It All Comes Into the Light
Watching what has been going on of recent in Washington has been both enlightening and instructive. In many respects the revelation of where taxpayer money ends up going is maddening, hilarious, and scandalous at the same time. For example, it is utterly unclear why the people of Iraq need to have the United States fund an Iraqi version of Sesame Street. How well do Big Bird, Snuffleupagus, Oscar, the Count, the Cookie Monster, and Kermit the Frog translate at all into a Middle Eastern culture? Does Oscar become Omar the Grouch? Does the Count become the Sheik? Does the Cookie Monster become the Baklava Monster? Surely Miss Piggy has no place in such a production. Even better, do the kids in Iraq really need something like Sesame Street at all? If so, why not let them develop their own children’s programming?

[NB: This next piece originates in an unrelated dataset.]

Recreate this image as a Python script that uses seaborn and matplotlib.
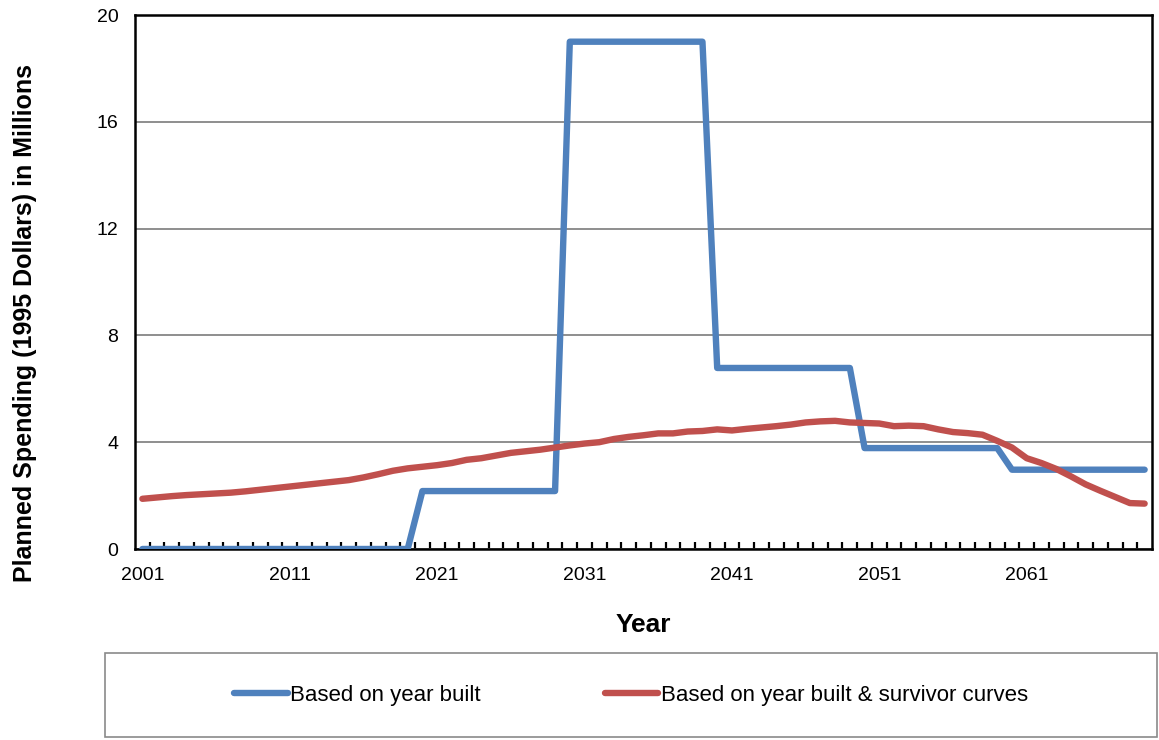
import numpy as np
import pandas as pd
import matplotlib
matplotlib.use('agg')
import matplotlib.pyplot as plt
import seaborn as sns
from matplotlib.patches import Rectangle
from matplotlib.ticker import FixedLocator

years = list(range(2001, 2070))

# planned spending, millions of 1995 dollars
year_built = ([0.0] * 19 + [2.17] * 10 + [19.0] * 10 + [6.78] * 10
              + [3.78] * 10 + [2.97] * 10)
survivor = [1.88, 1.93, 1.98, 2.02, 2.05, 2.08, 2.11, 2.16, 2.22, 2.28,
            2.34, 2.40, 2.46, 2.52, 2.58, 2.68, 2.80, 2.93, 3.02, 3.08,
            3.14, 3.22, 3.34, 3.40, 3.50, 3.60, 3.66, 3.72, 3.80, 3.88,
            3.95, 4.00, 4.12, 4.20, 4.26, 4.33, 4.33, 4.40, 4.42, 4.48,
            4.44, 4.50, 4.55, 4.60, 4.66, 4.74, 4.78, 4.80, 4.74, 4.72,
            4.70, 4.60, 4.62, 4.60, 4.48, 4.38, 4.34, 4.28, 4.05, 3.80,
            3.40, 3.22, 3.00, 2.72, 2.42, 2.18, 1.95, 1.72, 1.70]

series_names = ["Based on year built", "Based on year built & survivor curves"]
y_ticks = [0, 4, 8, 12, 16, 20]
x_labels = [2001, 2011, 2021, 2031, 2041, 2051, 2061]

df = pd.DataFrame({
    "Year": years * 2,
    "Spending": year_built + survivor,
    "Series": [series_names[0]] * len(years) + [series_names[1]] * len(years),
})

sns.set_theme(style="white")
plt.rcParams["font.family"] = ["Liberation Sans", "DejaVu Sans"]
plt.rcParams["text.color"] = "black"

fig = plt.figure(figsize=(11.59, 7.40), dpi=100)
ax = fig.add_axes([135 / 1159, 1 - 549 / 740, (1152 - 135) / 1159, (549 - 15) / 740])

sns.lineplot(data=df, x="Year", y="Spending", hue="Series",
             palette=["#4F81BD", "#C0504D"], linewidth=4.6, ax=ax,
             legend=False, solid_joinstyle="round", solid_capstyle="round",
             zorder=3)

ax.set_xlim(2000.5, 2069.5)
ax.set_ylim(0, 20)
ax.set_yticks(y_ticks)
ax.yaxis.grid(True, color="#868686", linewidth=1.3)
ax.set_axisbelow(True)

ax.set_xticks(x_labels)
ax.set_xticklabels([str(v) for v in x_labels])
ax.xaxis.set_minor_locator(FixedLocator(np.arange(2001.5, 2069.5, 1.0)))
ax.tick_params(axis="x", which="major", length=0, pad=13, labelsize=14, colors="black")
ax.tick_params(axis="x", which="minor", direction="in", length=5, width=1.6,
               color="black", bottom=True)
ax.tick_params(axis="y", length=0, pad=12, labelsize=14, colors="black")

for s in ax.spines.values():
    s.set_color("black")
    s.set_linewidth(1.8)
    s.set_visible(True)

ax.set_xlabel("Year", fontsize=19, fontweight="bold", color="black")
ax.xaxis.set_label_coords(0.5, -(613 - 549) / 534, transform=ax.transAxes)
ax.set_ylabel("Planned Spending (1995 Dollars) in Millions", fontsize=18,
              fontweight="bold", color="black")
ax.yaxis.set_label_coords(-(135 - 37) / 1017, (549 - 323) / 534, transform=ax.transAxes)

# legend box at the bottom
fig.patches.append(Rectangle((105 / 1159, 1 - 737 / 740), 1052 / 1159, 84 / 740,
                             transform=fig.transFigure, fill=False,
                             edgecolor="#8a8a8a", linewidth=1.2))
handles = [plt.Line2D([], [], color="#4F81BD", linewidth=4.6, solid_capstyle="round"),
           plt.Line2D([], [], color="#C0504D", linewidth=4.6, solid_capstyle="round")]
fig.legend(handles, series_names, loc="center", bbox_to_anchor=(631 / 1159, 1 - 695 / 740),
           ncol=2, frameon=False, fontsize=16, handlelength=2.4, handletextpad=0.1,
           columnspacing=5.6, labelcolor="black")

fig.savefig("out.png", dpi=100)
plt.close(fig)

In any case, there has always been massive waste, fraud, and abuse at the federal level. For example, in 1975 federal money was granted to study how alcohol affects the behavior of sunfish, asking whether or not booze made them more aggressive and whether or not the fish responded differently to gin or tequila. One wonders if they had already tested the sunfish with vodka, brandy, rum, and bourbon, or were these liquors to be tested in future government funded studies. Either way, what is different now as opposed to 50 years ago is that politicians have become more clever in hiding such egregious spending.
What is also different now is the unapologetic reticence of some for such waste, fraud, and abuse to come to light. Yes, studying the sober versus drunk behavior of fish is embarrassing, but one gets the impression that having millions, probably billions, of dollars spent stupidly and frivolously is now somehow normal and justifiable. In 1975 one gets the impression that such stupidity resulted in ‘Why in the world would we spend money on this’ from members of congress while today the response from all too many congressmen is more along the lines of ‘How dare you expose what we are doing!’ The transgressors are morally outraged at those who expose their dark behavior.
Indeed, we must remember that what is done in darkness will come to light. Jesus insists that “there is nothing hidden that will not become visible, and nothing secret that will not be known and come to light” (Lk 8:17) and “there is nothing concealed that will not be revealed, nor secret that will not be known. Therefore whatever you have said in the darkness will be heard in the light, and what you have whispered behind closed doors will be proclaimed on the housetops” (Lk 12:2-3). In other words, what is done and said in the dark will eventually come to light, whether now or when God judges what we have done. Nevertheless, despite the fact that all darkness will come to light one way or another, this hardly stops people from clinging to the darkness even though “this is the verdict, that the light came into the world, but people preferred darkness to light, because their works were evil. For everyone who does wicked things hates the light and does not come toward the light, so that his works might not be exposed” (Jn 3:19-20).
The love of darkness is not isolated to Washington or any state capital. It is not peculiar to politicians and other people who have power and influence. We are all prone to prefer the darkness to the light to one degree or another. Yes, we might walk in the light today, but it is likely that we have walked in the darkness at some point in our lives. Or we might walk more in the light than in the dark, but there are dark areas of our lives that we would hate to come to light. In fact we might be more blind, or even indifferent, to the darkness of our lives than we suspect. We might even justify the darkness that we embrace, we might rationalize the darkness away. We might think that so long as our lives are 51% light and 49% dark that we are moral people. Indeed, how could we think that observing five or six of the Ten Commandments translates into moral righteousness? Some seem willing to overlook their own bad behavior thinking that at least they are not transgressing the 5th and the 6th Commandments. The truth is that the Light makes no such distinctions or accepts no such rationalizations. All we think, say, and do ought to be done in the Light of Christ.